On June 29th, 2015, Mayor de Blasio signed eight bills into law, including the Fair Chance Act (Intro 318-A). This act prohibits businesses from asking about one's criminal record on a job application and using it to discriminate against people with records of arrest when hiring new employees. However, certain businesses and city agencies which require background checks, such as the Police Department, Fire Department, and Department of Correction, would be exempt from this new law.
“Today, we ‘ban the box’ in New York City. This bill opens the door to jobs for New Yorkers who have already paid their debt to society, rather than condemning them to a grim economic future. Now, all applicants will get a fair shot at the opportunities that can lead them on a pathway to success,” said Mayor de Blasio. “I want to thank Speaker Mark-Viverito for her leadership, as well as Manhattan Borough President Brewer and Council Member Williams for sponsoring this legislation.”

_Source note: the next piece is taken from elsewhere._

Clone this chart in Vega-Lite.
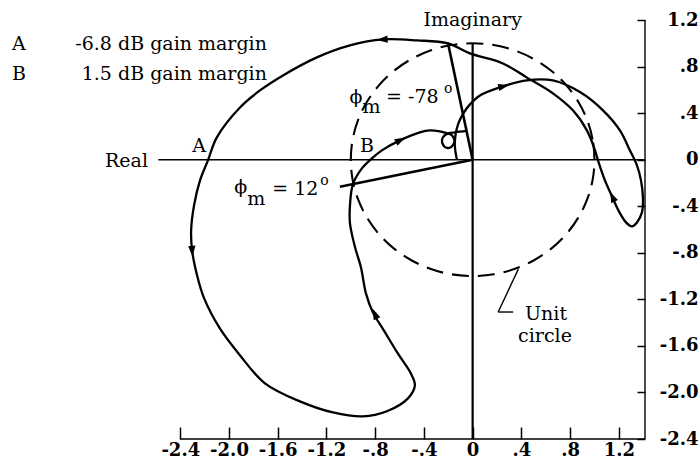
{
  "$schema": "https://vega.github.io/schema/vega-lite/v6.json",
  "width": 645,
  "height": 439,
  "autosize": {"type": "none"},
  "padding": {"left": 0, "top": 0, "right": 55, "bottom": 27},
  "background": "white",
  "config": {"view": {"stroke": null}, "font": "DejaVu Serif"},
  "datasets": {
    "thin": [
      {"re": -2.58, "im": 0, "re2": 1.415, "im2": 0},
      {"re": -2.4, "im": -2.4, "re2": 1.415, "im2": -2.4},
      {"re": 1.415, "im": -2.4, "re2": 1.415, "im2": 1.2},
      {"re": 0.375, "im": -0.94, "re2": 0.21, "im2": -1.309},
      {"re": 0.21, "im": -1.309, "re2": 0.333, "im2": -1.309}
    ],
    "imag": [
      {"re": 0, "im": -2.4, "re2": 0, "im2": 1.0}
    ],
    "phase": [
      {"re": 0, "im": 0, "re2": -0.203, "im2": 1.005},
      {"re": 0, "im": 0, "re2": -1.09, "im2": -0.232}
    ],
    "circle": [
      {"i": 0, "re": 1, "im": 0}, {"i": 1, "re": 0.985, "im": 0.174}, {"i": 2, "re": 0.94, "im": 0.342},
      {"i": 3, "re": 0.866, "im": 0.5}, {"i": 4, "re": 0.766, "im": 0.643}, {"i": 5, "re": 0.643, "im": 0.766},
      {"i": 6, "re": 0.5, "im": 0.866}, {"i": 7, "re": 0.342, "im": 0.94}, {"i": 8, "re": 0.174, "im": 0.985},
      {"i": 9, "re": 0, "im": 1}, {"i": 10, "re": -0.174, "im": 0.985}, {"i": 11, "re": -0.342, "im": 0.94},
      {"i": 12, "re": -0.5, "im": 0.866}, {"i": 13, "re": -0.643, "im": 0.766}, {"i": 14, "re": -0.766, "im": 0.643},
      {"i": 15, "re": -0.866, "im": 0.5}, {"i": 16, "re": -0.94, "im": 0.342}, {"i": 17, "re": -0.985, "im": 0.174},
      {"i": 18, "re": -1, "im": 0}, {"i": 19, "re": -0.985, "im": -0.174}, {"i": 20, "re": -0.94, "im": -0.342},
      {"i": 21, "re": -0.866, "im": -0.5}, {"i": 22, "re": -0.766, "im": -0.643}, {"i": 23, "re": -0.643, "im": -0.766},
      {"i": 24, "re": -0.5, "im": -0.866}, {"i": 25, "re": -0.342, "im": -0.94}, {"i": 26, "re": -0.174, "im": -0.985},
      {"i": 27, "re": 0, "im": -1}, {"i": 28, "re": 0.174, "im": -0.985}, {"i": 29, "re": 0.342, "im": -0.94},
      {"i": 30, "re": 0.5, "im": -0.866}, {"i": 31, "re": 0.643, "im": -0.766}, {"i": 32, "re": 0.766, "im": -0.643},
      {"i": 33, "re": 0.866, "im": -0.5}, {"i": 34, "re": 0.94, "im": -0.342}, {"i": 35, "re": 0.985, "im": -0.174}
    ],
    "curve": [
      {"i": 1, "re": -0.129, "im": 0.0},
      {"i": 2, "re": -0.145, "im": 0.106},
      {"i": 3, "re": -0.141, "im": 0.209},
      {"i": 4, "re": -0.117, "im": 0.312},
      {"i": 5, "re": -0.076, "im": 0.398},
      {"i": 6, "re": -0.022, "im": 0.475},
      {"i": 7, "re": 0.06, "im": 0.552},
      {"i": 8, "re": 0.249, "im": 0.63},
      {"i": 9, "re": 0.446, "im": 0.682},
      {"i": 10, "re": 0.659, "im": 0.681},
      {"i": 11, "re": 0.881, "im": 0.581},
      {"i": 12, "re": 1.07, "im": 0.424},
      {"i": 13, "re": 1.209, "im": 0.252},
      {"i": 14, "re": 1.291, "im": 0.08},
      {"i": 15, "re": 1.349, "im": -0.049},
      {"i": 16, "re": 1.382, "im": -0.178},
      {"i": 17, "re": 1.398, "im": -0.324},
      {"i": 18, "re": 1.39, "im": -0.453},
      {"i": 19, "re": 1.349, "im": -0.539},
      {"i": 20, "re": 1.308, "im": -0.573},
      {"i": 21, "re": 1.259, "im": -0.539},
      {"i": 22, "re": 1.201, "im": -0.444},
      {"i": 23, "re": 1.144, "im": -0.315},
      {"i": 24, "re": 1.086, "im": -0.178},
      {"i": 25, "re": 1.029, "im": -0.006},
      {"i": 26, "re": 1.005, "im": 0.08},
      {"i": 27, "re": 0.938, "im": 0.252},
      {"i": 28, "re": 0.823, "im": 0.424},
      {"i": 29, "re": 0.659, "im": 0.57},
      {"i": 30, "re": 0.446, "im": 0.705},
      {"i": 31, "re": 0.249, "im": 0.827},
      {"i": 32, "re": -0.022, "im": 0.913},
      {"i": 33, "re": -0.203, "im": 0.999},
      {"i": 34, "re": -0.457, "im": 1.025},
      {"i": 35, "re": -0.736, "im": 1.033},
      {"i": 36, "re": -1.007, "im": 0.982},
      {"i": 37, "re": -1.278, "im": 0.879},
      {"i": 38, "re": -1.557, "im": 0.724},
      {"i": 39, "re": -1.746, "im": 0.595},
      {"i": 40, "re": -1.91, "im": 0.449},
      {"i": 41, "re": -2.1, "im": 0.192},
      {"i": 42, "re": -2.173, "im": -0.006},
      {"i": 43, "re": -2.238, "im": -0.178},
      {"i": 44, "re": -2.287, "im": -0.393},
      {"i": 45, "re": -2.311, "im": -0.608},
      {"i": 46, "re": -2.303, "im": -0.78},
      {"i": 47, "re": -2.262, "im": -0.994},
      {"i": 48, "re": -2.204, "im": -1.192},
      {"i": 49, "re": -2.075, "im": -1.45},
      {"i": 50, "re": -1.909, "im": -1.682},
      {"i": 51, "re": -1.705, "im": -1.922},
      {"i": 52, "re": -1.418, "im": -2.077},
      {"i": 53, "re": -1.147, "im": -2.172},
      {"i": 54, "re": -0.901, "im": -2.206},
      {"i": 55, "re": -0.704, "im": -2.162},
      {"i": 56, "re": -0.531, "im": -2.051},
      {"i": 57, "re": -0.474, "im": -1.94},
      {"i": 58, "re": -0.507, "im": -1.837},
      {"i": 59, "re": -0.614, "im": -1.665},
      {"i": 60, "re": -0.729, "im": -1.467},
      {"i": 61, "re": -0.819, "im": -1.312},
      {"i": 62, "re": -0.876, "im": -1.149},
      {"i": 63, "re": -0.917, "im": -0.925},
      {"i": 64, "re": -0.966, "im": -0.75},
      {"i": 65, "re": -1.007, "im": -0.547},
      {"i": 66, "re": -1.007, "im": -0.392},
      {"i": 67, "re": -0.983, "im": -0.212},
      {"i": 68, "re": -0.909, "im": -0.075},
      {"i": 69, "re": -0.827, "im": 0.011},
      {"i": 70, "re": -0.745, "im": 0.08},
      {"i": 71, "re": -0.597, "im": 0.166},
      {"i": 72, "re": -0.433, "im": 0.235},
      {"i": 73, "re": -0.351, "im": 0.252},
      {"i": 74, "re": -0.268, "im": 0.243},
      {"i": 75, "re": -0.219, "im": 0.23},
      {"i": 76, "re": -0.17, "im": 0.209},
      {"i": 77, "re": -0.149, "im": 0.162},
      {"i": 78, "re": -0.17, "im": 0.114},
      {"i": 79, "re": -0.211, "im": 0.101},
      {"i": 80, "re": -0.248, "im": 0.14},
      {"i": 81, "re": -0.244, "im": 0.192},
      {"i": 82, "re": -0.211, "im": 0.222},
      {"i": 83, "re": -0.145, "im": 0.235},
      {"i": 84, "re": -0.047, "im": 0.247}
    ],
    "arrows": [
      {"id": "a1", "re": -0.736, "im": 1.033},
      {"id": "a2", "re": -2.303, "im": -0.78},
      {"id": "a3", "re": -0.8, "im": -1.33},
      {"id": "a4", "re": -0.597, "im": 0.166},
      {"id": "a5", "re": 0.249, "im": 0.63},
      {"id": "a6", "re": 1.15, "im": -0.325}
    ],
    "textLeft": [
      {"t": "A", "re": -3.782, "im": 0.939},
      {"t": "B", "re": -3.782, "im": 0.688},
      {"t": "ϕ", "re": -1.01, "im": 0.484},
      {"t": "m", "re": -0.905, "im": 0.398},
      {"t": "= -78", "re": -0.711, "im": 0.484},
      {"t": "ϕ", "re": -1.957, "im": -0.29},
      {"t": "m", "re": -1.85, "im": -0.393},
      {"t": "= 12", "re": -1.645, "im": -0.307}
    ],
    "textRight": [
      {"t": "-6.8 dB gain margin", "re": -1.689, "im": 0.939},
      {"t": "1.5 dB gain margin", "re": -1.689, "im": 0.688},
      {"t": "Real", "re": -2.665, "im": -0.065}
    ],
    "textCenter": [
      {"t": "Imaginary", "re": 0, "im": 1.145},
      {"t": "A", "re": -2.245, "im": 0.063},
      {"t": "B", "re": -0.868, "im": 0.063},
      {"t": "Unit", "re": 0.603, "im": -1.381},
      {"t": "circle", "re": 0.594, "im": -1.57}
    ],
    "sups": [
      {"t": "o", "re": -0.236, "im": 0.569},
      {"t": "o", "re": -1.25, "im": -0.22}
    ]
  },
  "encoding": {
    "x": {
      "field": "re", "type": "quantitative",
      "scale": {"domain": [-3.88, 1.415], "nice": false, "zero": false},
      "axis": {
        "orient": "bottom", "title": null, "grid": false, "domain": false,
        "values": [-2.4, -2.0, -1.6, -1.2, -0.8, -0.4, 0, 0.4, 0.8, 1.2],
        "ticks": true, "tickSize": -12, "tickWidth": 1.5, "tickColor": "black",
        "labelPadding": 28, "labelBaseline": "alphabetic", "labelAlign": "center",
        "labelFont": "DejaVu Serif", "labelFontSize": 18, "labelFontWeight": "bold", "labelColor": "black",
        "labelFlush": false, "labelOverlap": false,
        "labelExpr": "datum.value == 0 ? '0' : replace(replace(format(datum.value, '.1f'), '\u2212', '-'), '0.', '.')"
      }
    },
    "y": {
      "field": "im", "type": "quantitative",
      "scale": {"domain": [-2.4, 1.372], "nice": false, "zero": false},
      "axis": {
        "orient": "right", "title": null, "grid": false, "domain": false,
        "values": [-2.4, -2.0, -1.6, -1.2, -0.8, -0.4, 0, 0.4, 0.8, 1.2],
        "ticks": true, "tickSize": -8, "tickWidth": 1.5, "tickColor": "black",
        "labelPadding": 61, "labelAlign": "right", "labelBaseline": "middle",
        "labelFont": "DejaVu Serif", "labelFontSize": 18, "labelFontWeight": "bold", "labelColor": "black",
        "labelFlush": false, "labelOverlap": false,
        "labelExpr": "datum.value == 0 ? '0' : replace(replace(format(datum.value, '.1f'), '\u2212', '-'), '0.', '.')"
      }
    }
  },
  "layer": [
    {
      "data": {"name": "thin"},
      "mark": {"type": "rule", "color": "black", "strokeWidth": 1.4},
      "encoding": {"x2": {"field": "re2"}, "y2": {"field": "im2"}}
    },
    {
      "data": {"name": "imag"},
      "mark": {"type": "rule", "color": "black", "strokeWidth": 2.2},
      "encoding": {"x2": {"field": "re2"}, "y2": {"field": "im2"}}
    },
    {
      "data": {"name": "phase"},
      "mark": {"type": "rule", "color": "black", "strokeWidth": 2.6},
      "encoding": {"x2": {"field": "re2"}, "y2": {"field": "im2"}}
    },
    {
      "data": {"name": "circle"},
      "mark": {"type": "line", "color": "black", "strokeWidth": 2.1, "strokeDash": [17, 9], "interpolate": "cardinal-closed"},
      "encoding": {"order": {"field": "i", "type": "quantitative"}}
    },
    {
      "data": {"name": "curve"},
      "mark": {"type": "line", "color": "black", "strokeWidth": 2.3, "interpolate": "catmull-rom"},
      "encoding": {"order": {"field": "i", "type": "quantitative"}}
    },
    {
      "data": {"name": "arrows"},
      "transform": [{"filter": "datum.id == 'a1'"}],
      "mark": {"type": "point", "shape": "M0,-1L0.6,0.75L-0.6,0.75Z", "filled": true, "color": "black", "opacity": 1, "size": 150, "angle": 266}
    },
    {
      "data": {"name": "arrows"},
      "transform": [{"filter": "datum.id == 'a2'"}],
      "mark": {"type": "point", "shape": "M0,-1L0.6,0.75L-0.6,0.75Z", "filled": true, "color": "black", "opacity": 1, "size": 150, "angle": 176}
    },
    {
      "data": {"name": "arrows"},
      "transform": [{"filter": "datum.id == 'a3'"}],
      "mark": {"type": "point", "shape": "M0,-1L0.6,0.75L-0.6,0.75Z", "filled": true, "color": "black", "opacity": 1, "size": 150, "angle": 336}
    },
    {
      "data": {"name": "arrows"},
      "transform": [{"filter": "datum.id == 'a4'"}],
      "mark": {"type": "point", "shape": "M0,-1L0.6,0.75L-0.6,0.75Z", "filled": true, "color": "black", "opacity": 1, "size": 150, "angle": 62}
    },
    {
      "data": {"name": "arrows"},
      "transform": [{"filter": "datum.id == 'a5'"}],
      "mark": {"type": "point", "shape": "M0,-1L0.6,0.75L-0.6,0.75Z", "filled": true, "color": "black", "opacity": 1, "size": 150, "angle": 76}
    },
    {
      "data": {"name": "arrows"},
      "transform": [{"filter": "datum.id == 'a6'"}],
      "mark": {"type": "point", "shape": "M0,-1L0.6,0.75L-0.6,0.75Z", "filled": true, "color": "black", "opacity": 1, "size": 150, "angle": 335}
    },
    {
      "data": {"name": "textLeft"},
      "mark": {"type": "text", "align": "left", "baseline": "alphabetic", "font": "DejaVu Serif", "fontSize": 19, "color": "black"},
      "encoding": {"text": {"field": "t"}}
    },
    {
      "data": {"name": "textRight"},
      "mark": {"type": "text", "align": "right", "baseline": "alphabetic", "font": "DejaVu Serif", "fontSize": 19, "color": "black"},
      "encoding": {"text": {"field": "t"}}
    },
    {
      "data": {"name": "textCenter"},
      "mark": {"type": "text", "align": "center", "baseline": "alphabetic", "font": "DejaVu Serif", "fontSize": 19, "color": "black"},
      "encoding": {"text": {"field": "t"}}
    },
    {
      "data": {"name": "sups"},
      "mark": {"type": "text", "align": "left", "baseline": "alphabetic", "font": "DejaVu Serif", "fontSize": 14, "color": "black"},
      "encoding": {"text": {"field": "t"}}
    }
  ]
}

The second piece of legislation, the Car Wash Accountability Act (Intro. 125-B), requires car wash businesses to obtain a two-year license from the Department of Consumer Affairs, which will ensure that they have complied with local environmental laws and regulations. This will enhance protection for both consumers and workers.
The remaining six laws involve educating small businesses about rules and regulations:
Intro. 456-A would require the Office of Administrative Trial and Hearings to issue monthly reports on dismissals of civil penalty violations, and to help identify and address issues that may be leading to such dismissals.
Intro. 723-A will require the development of protocols for inspector interactions with non-English speakers during agency inspections.
Intro. 724-A will create small business advocates within the Department of Small Business Services that will help business owners obtain appropriate services from the Department and help businesses navigate New York City’s regulatory environment.
Intro. 725-A requires the Mayor’s Office of Operations to do additional outreach to inspected businesses, and to provide and publicize an online customer service survey for business owners to share their experience after being inspected by City agencies.
Intro. 726-A will require the Department of Consumer Affairs to organize, conduct, and report on business education events twice a year in each borough in order to educate local business about DCA rules in a given industry.
Intro. 729-A will require the Department of Consumer Affairs to issue an annual report cataloging and analyzing the violations that it dismissed through its tribunal.